The Scottish Government has also extended its “no evictions” ban from the previous deadline of 31 March to 30 September, although the regulations will be subject to review every 21 days and therefore the ban may be lifted earlier than the latter date – either on a nationwide basis or perhaps on the basis of local authority boundaries.

“Serious anti-social behaviour” by tenants is not covered by the ban although in this context the word “serious” is open to wide interpretation, as many landlords and their agents faced with this problem have come to realise. Also, I would like to think that money from the hardship fund goes to those tenants who are genuinely in financial trouble not of their own making – and excludes the usual minority of chancers who, par for the course before the pandemic, believed they were entitled to live rent-free, whatever their circumstances.

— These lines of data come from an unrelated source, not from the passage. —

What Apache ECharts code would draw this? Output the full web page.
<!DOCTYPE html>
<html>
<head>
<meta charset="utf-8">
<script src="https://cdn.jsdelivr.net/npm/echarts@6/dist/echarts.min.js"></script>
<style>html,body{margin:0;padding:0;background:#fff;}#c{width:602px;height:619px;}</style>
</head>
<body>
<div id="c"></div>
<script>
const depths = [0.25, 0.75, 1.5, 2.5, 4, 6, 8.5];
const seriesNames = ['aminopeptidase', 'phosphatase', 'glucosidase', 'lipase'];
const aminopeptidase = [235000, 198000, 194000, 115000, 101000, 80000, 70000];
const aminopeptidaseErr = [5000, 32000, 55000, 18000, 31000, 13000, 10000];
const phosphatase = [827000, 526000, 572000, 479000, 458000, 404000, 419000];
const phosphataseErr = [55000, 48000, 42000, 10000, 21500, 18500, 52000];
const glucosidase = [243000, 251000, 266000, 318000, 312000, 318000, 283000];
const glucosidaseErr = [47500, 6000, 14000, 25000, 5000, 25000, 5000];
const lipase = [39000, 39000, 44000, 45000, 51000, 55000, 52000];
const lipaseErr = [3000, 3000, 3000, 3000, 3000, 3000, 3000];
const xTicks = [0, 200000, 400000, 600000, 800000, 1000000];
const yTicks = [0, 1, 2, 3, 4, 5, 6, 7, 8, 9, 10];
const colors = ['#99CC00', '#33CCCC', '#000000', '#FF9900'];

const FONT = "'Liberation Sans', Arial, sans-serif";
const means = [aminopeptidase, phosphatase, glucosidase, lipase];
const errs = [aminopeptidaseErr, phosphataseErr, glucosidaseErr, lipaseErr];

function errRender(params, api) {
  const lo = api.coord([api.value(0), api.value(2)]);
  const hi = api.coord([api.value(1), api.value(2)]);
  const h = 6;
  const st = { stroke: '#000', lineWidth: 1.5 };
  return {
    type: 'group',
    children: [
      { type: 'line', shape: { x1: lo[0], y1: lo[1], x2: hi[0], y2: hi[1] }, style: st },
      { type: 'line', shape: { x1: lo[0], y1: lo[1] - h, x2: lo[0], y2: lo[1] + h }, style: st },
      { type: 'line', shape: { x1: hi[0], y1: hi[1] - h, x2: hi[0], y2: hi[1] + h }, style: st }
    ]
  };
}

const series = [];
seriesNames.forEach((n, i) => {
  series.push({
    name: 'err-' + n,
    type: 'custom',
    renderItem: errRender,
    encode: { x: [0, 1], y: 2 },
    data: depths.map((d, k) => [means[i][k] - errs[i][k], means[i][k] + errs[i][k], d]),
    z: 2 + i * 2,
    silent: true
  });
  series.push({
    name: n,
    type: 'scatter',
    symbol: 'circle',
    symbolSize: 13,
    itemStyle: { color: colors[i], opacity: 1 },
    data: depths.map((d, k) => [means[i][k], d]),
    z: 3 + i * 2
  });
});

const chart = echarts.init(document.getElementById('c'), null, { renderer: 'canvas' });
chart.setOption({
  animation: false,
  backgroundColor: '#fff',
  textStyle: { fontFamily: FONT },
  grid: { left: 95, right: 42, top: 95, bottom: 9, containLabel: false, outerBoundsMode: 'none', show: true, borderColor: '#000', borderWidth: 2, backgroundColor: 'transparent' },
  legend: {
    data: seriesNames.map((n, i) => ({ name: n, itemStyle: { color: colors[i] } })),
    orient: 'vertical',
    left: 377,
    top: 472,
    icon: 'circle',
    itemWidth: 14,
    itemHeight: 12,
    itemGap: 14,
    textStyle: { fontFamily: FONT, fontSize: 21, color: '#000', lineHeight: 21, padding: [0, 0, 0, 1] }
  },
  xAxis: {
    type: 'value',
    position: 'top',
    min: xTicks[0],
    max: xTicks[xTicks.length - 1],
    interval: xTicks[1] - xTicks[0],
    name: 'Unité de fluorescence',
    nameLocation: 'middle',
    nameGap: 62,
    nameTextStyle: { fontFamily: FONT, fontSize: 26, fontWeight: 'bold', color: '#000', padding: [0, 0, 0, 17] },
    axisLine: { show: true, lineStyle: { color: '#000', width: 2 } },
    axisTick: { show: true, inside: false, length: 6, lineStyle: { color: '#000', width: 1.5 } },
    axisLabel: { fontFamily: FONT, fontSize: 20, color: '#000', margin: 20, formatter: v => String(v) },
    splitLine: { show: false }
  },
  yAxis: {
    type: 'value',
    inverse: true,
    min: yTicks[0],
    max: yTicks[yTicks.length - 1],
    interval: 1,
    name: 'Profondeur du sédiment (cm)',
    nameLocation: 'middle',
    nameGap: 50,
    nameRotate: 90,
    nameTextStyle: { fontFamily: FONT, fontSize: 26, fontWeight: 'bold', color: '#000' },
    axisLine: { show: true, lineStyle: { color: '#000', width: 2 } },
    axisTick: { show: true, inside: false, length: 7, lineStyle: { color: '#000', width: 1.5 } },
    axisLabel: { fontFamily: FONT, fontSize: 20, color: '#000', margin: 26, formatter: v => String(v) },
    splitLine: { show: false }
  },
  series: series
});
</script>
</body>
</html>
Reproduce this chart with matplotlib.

Given that thousands of responsible, good-paying tenants have lost their jobs or seen their incomes drastically reduced through no fault of their own, the ban has been understandable. But in many cases it has not been necessary because an equal number of landlords have taken a realistic, common sense view of the unique nature of the situation and – showing a compassion which belies their (generally unwarranted) reputation for greed – have reduced rental charges and in some cases even offered a few months’ rental holiday.

Having said that, residential rental properties are businesses, not part of the charity sector. Landlords cannot continue indefinitely with reduced or zero income, especially those whose property is absolutely crucial to personal well-being, in some cases being the difference between whether they can or cannot afford to meet the mortgage commitments on their own homes (e.g. the individual who has chosen property over a conventional pension plan to fund his or her retirement).

Even when the ban on evictions is eventually lifted I am convinced many landlords will bend over backwards to try and avoid using the ultimate sanction to remove tenants unable to afford to pay rent. But, for the reasons stated above, it is a sanction they must have at their disposal.

Any longer-term extension of the ban will only make a bad situation worse. For starters it would likely lead to a huge increase in landlords selling up and their properties, almost inevitably, being taken up for owner-occupation. The result would be a reduction in the private rental stock which, I would contend, is the last thing Scotland will need as its economy begins to recover from the effects of covid.